(Figure scripts)

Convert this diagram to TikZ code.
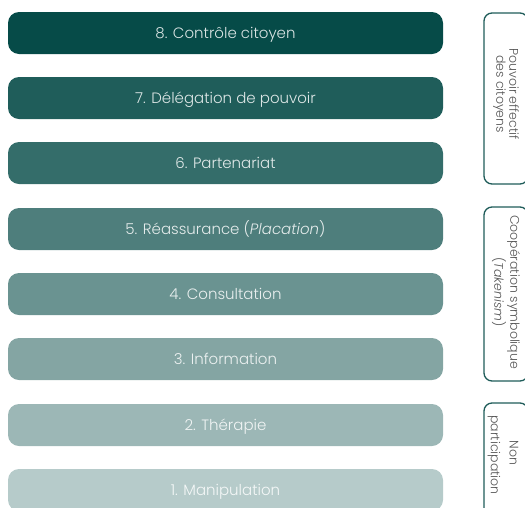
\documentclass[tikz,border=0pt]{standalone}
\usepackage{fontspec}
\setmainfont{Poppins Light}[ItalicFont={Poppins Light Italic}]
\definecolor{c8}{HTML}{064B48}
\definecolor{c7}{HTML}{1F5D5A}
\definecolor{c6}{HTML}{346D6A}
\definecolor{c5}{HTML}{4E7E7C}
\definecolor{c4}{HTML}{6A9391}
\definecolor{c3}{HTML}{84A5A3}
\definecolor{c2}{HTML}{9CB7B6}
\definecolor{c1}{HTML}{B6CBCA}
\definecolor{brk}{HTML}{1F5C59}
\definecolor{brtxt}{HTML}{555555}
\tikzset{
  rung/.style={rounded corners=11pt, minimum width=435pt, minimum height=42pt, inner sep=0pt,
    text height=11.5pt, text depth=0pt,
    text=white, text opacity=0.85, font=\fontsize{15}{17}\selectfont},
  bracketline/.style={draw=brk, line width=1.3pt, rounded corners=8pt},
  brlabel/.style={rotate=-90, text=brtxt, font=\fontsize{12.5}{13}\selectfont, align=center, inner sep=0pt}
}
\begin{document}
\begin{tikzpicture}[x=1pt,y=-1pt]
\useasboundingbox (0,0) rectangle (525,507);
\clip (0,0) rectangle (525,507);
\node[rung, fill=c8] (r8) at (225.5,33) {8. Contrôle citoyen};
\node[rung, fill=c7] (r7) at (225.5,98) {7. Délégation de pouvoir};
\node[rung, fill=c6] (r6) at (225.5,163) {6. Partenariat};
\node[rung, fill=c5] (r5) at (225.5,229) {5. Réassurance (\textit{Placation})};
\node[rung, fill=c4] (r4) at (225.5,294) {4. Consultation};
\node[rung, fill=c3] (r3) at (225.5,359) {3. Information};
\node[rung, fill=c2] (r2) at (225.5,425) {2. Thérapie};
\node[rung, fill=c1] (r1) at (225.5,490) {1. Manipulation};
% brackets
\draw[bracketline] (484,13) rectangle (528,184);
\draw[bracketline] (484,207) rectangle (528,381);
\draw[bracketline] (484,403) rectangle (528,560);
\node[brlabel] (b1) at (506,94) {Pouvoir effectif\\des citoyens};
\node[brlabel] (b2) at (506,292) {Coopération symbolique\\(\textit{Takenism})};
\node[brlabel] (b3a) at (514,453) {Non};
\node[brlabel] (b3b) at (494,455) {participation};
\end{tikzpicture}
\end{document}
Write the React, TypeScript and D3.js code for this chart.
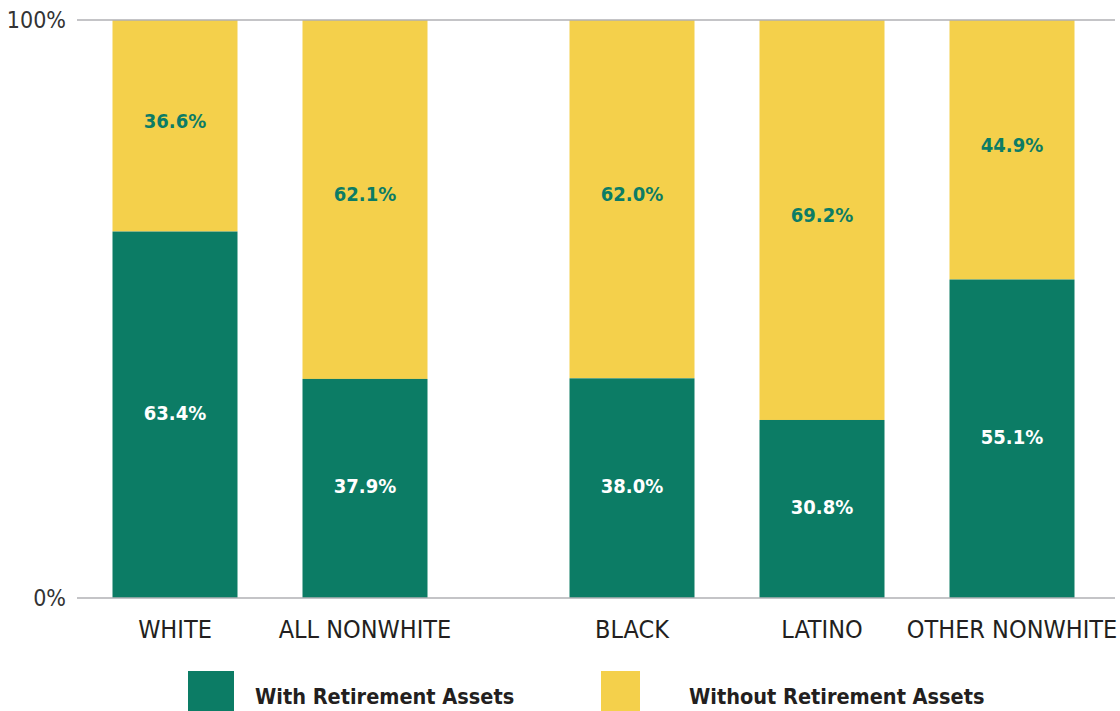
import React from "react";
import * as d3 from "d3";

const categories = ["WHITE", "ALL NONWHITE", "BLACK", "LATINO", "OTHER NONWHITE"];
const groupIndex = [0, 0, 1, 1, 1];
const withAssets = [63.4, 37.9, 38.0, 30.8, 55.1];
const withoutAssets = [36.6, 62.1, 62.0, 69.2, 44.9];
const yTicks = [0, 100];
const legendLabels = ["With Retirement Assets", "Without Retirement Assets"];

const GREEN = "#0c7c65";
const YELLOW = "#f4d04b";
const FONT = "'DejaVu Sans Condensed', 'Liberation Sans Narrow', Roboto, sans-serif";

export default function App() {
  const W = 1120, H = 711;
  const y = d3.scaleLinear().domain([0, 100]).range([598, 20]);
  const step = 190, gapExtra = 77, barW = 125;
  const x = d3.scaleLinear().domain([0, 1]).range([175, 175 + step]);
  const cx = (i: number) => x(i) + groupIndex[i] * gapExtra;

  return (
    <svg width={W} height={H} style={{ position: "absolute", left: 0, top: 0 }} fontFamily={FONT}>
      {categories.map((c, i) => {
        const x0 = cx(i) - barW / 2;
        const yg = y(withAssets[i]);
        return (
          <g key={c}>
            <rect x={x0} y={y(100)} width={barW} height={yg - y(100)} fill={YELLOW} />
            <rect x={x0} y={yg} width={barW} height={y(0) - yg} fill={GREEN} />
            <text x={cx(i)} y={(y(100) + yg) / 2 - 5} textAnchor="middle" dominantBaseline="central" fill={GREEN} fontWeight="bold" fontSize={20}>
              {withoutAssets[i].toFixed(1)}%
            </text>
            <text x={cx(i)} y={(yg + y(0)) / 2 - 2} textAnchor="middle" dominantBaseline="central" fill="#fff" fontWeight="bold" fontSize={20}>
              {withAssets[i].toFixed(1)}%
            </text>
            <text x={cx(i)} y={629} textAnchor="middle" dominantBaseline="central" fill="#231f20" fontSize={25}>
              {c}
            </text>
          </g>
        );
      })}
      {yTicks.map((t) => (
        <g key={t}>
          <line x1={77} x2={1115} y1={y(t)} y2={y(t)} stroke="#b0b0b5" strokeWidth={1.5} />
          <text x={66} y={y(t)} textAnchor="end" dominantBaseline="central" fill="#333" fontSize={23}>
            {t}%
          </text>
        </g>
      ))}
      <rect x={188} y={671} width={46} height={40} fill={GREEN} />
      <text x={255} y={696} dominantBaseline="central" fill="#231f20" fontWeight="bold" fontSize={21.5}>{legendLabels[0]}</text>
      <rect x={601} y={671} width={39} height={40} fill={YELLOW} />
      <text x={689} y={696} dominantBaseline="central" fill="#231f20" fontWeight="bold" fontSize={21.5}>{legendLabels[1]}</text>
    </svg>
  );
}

INSTRUCTION:
In the copy, include no pictures; restate the listing above exactly.

RESULT FOR THIS EXERCISE:
Convert this diagram to TikZ code.
\documentclass[tikz,border=0pt]{standalone}
\usepackage{fontspec}
\setmainfont{Poppins Light}[ItalicFont={Poppins Light Italic}]
\definecolor{c8}{HTML}{064B48}
\definecolor{c7}{HTML}{1F5D5A}
\definecolor{c6}{HTML}{346D6A}
\definecolor{c5}{HTML}{4E7E7C}
\definecolor{c4}{HTML}{6A9391}
\definecolor{c3}{HTML}{84A5A3}
\definecolor{c2}{HTML}{9CB7B6}
\definecolor{c1}{HTML}{B6CBCA}
\definecolor{brk}{HTML}{1F5C59}
\definecolor{brtxt}{HTML}{555555}
\tikzset{
  rung/.style={rounded corners=11pt, minimum width=435pt, minimum height=42pt, inner sep=0pt,
    text height=11.5pt, text depth=0pt,
    text=white, text opacity=0.85, font=\fontsize{15}{17}\selectfont},
  bracketline/.style={draw=brk, line width=1.3pt, rounded corners=8pt},
  brlabel/.style={rotate=-90, text=brtxt, font=\fontsize{12.5}{13}\selectfont, align=center, inner sep=0pt}
}
\begin{document}
\begin{tikzpicture}[x=1pt,y=-1pt]
\useasboundingbox (0,0) rectangle (525,507);
\clip (0,0) rectangle (525,507);
\node[rung, fill=c8] (r8) at (225.5,33) {8. Contrôle citoyen};
\node[rung, fill=c7] (r7) at (225.5,98) {7. Délégation de pouvoir};
\node[rung, fill=c6] (r6) at (225.5,163) {6. Partenariat};
\node[rung, fill=c5] (r5) at (225.5,229) {5. Réassurance (\textit{Placation})};
\node[rung, fill=c4] (r4) at (225.5,294) {4. Consultation};
\node[rung, fill=c3] (r3) at (225.5,359) {3. Information};
\node[rung, fill=c2] (r2) at (225.5,425) {2. Thérapie};
\node[rung, fill=c1] (r1) at (225.5,490) {1. Manipulation};
% brackets
\draw[bracketline] (484,13) rectangle (528,184);
\draw[bracketline] (484,207) rectangle (528,381);
\draw[bracketline] (484,403) rectangle (528,560);
\node[brlabel] (b1) at (506,94) {Pouvoir effectif\\des citoyens};
\node[brlabel] (b2) at (506,292) {Coopération symbolique\\(\textit{Takenism})};
\node[brlabel] (b3a) at (514,453) {Non};
\node[brlabel] (b3b) at (494,455) {participation};
\end{tikzpicture}
\end{document}
Write the React, TypeScript and D3.js code for this chart.
import React from "react";
import * as d3 from "d3";

const categories = ["WHITE", "ALL NONWHITE", "BLACK", "LATINO", "OTHER NONWHITE"];
const groupIndex = [0, 0, 1, 1, 1];
const withAssets = [63.4, 37.9, 38.0, 30.8, 55.1];
const withoutAssets = [36.6, 62.1, 62.0, 69.2, 44.9];
const yTicks = [0, 100];
const legendLabels = ["With Retirement Assets", "Without Retirement Assets"];

const GREEN = "#0c7c65";
const YELLOW = "#f4d04b";
const FONT = "'DejaVu Sans Condensed', 'Liberation Sans Narrow', Roboto, sans-serif";

export default function App() {
  const W = 1120, H = 711;
  const y = d3.scaleLinear().domain([0, 100]).range([598, 20]);
  const step = 190, gapExtra = 77, barW = 125;
  const x = d3.scaleLinear().domain([0, 1]).range([175, 175 + step]);
  const cx = (i: number) => x(i) + groupIndex[i] * gapExtra;

  return (
    <svg width={W} height={H} style={{ position: "absolute", left: 0, top: 0 }} fontFamily={FONT}>
      {categories.map((c, i) => {
        const x0 = cx(i) - barW / 2;
        const yg = y(withAssets[i]);
        return (
          <g key={c}>
            <rect x={x0} y={y(100)} width={barW} height={yg - y(100)} fill={YELLOW} />
            <rect x={x0} y={yg} width={barW} height={y(0) - yg} fill={GREEN} />
            <text x={cx(i)} y={(y(100) + yg) / 2 - 5} textAnchor="middle" dominantBaseline="central" fill={GREEN} fontWeight="bold" fontSize={20}>
              {withoutAssets[i].toFixed(1)}%
            </text>
            <text x={cx(i)} y={(yg + y(0)) / 2 - 2} textAnchor="middle" dominantBaseline="central" fill="#fff" fontWeight="bold" fontSize={20}>
              {withAssets[i].toFixed(1)}%
            </text>
            <text x={cx(i)} y={629} textAnchor="middle" dominantBaseline="central" fill="#231f20" fontSize={25}>
              {c}
            </text>
          </g>
        );
      })}
      {yTicks.map((t) => (
        <g key={t}>
          <line x1={77} x2={1115} y1={y(t)} y2={y(t)} stroke="#b0b0b5" strokeWidth={1.5} />
          <text x={66} y={y(t)} textAnchor="end" dominantBaseline="central" fill="#333" fontSize={23}>
            {t}%
          </text>
        </g>
      ))}
      <rect x={188} y={671} width={46} height={40} fill={GREEN} />
      <text x={255} y={696} dominantBaseline="central" fill="#231f20" fontWeight="bold" fontSize={21.5}>{legendLabels[0]}</text>
      <rect x={601} y={671} width={39} height={40} fill={YELLOW} />
      <text x={689} y={696} dominantBaseline="central" fill="#231f20" fontWeight="bold" fontSize={21.5}>{legendLabels[1]}</text>
    </svg>
  );
}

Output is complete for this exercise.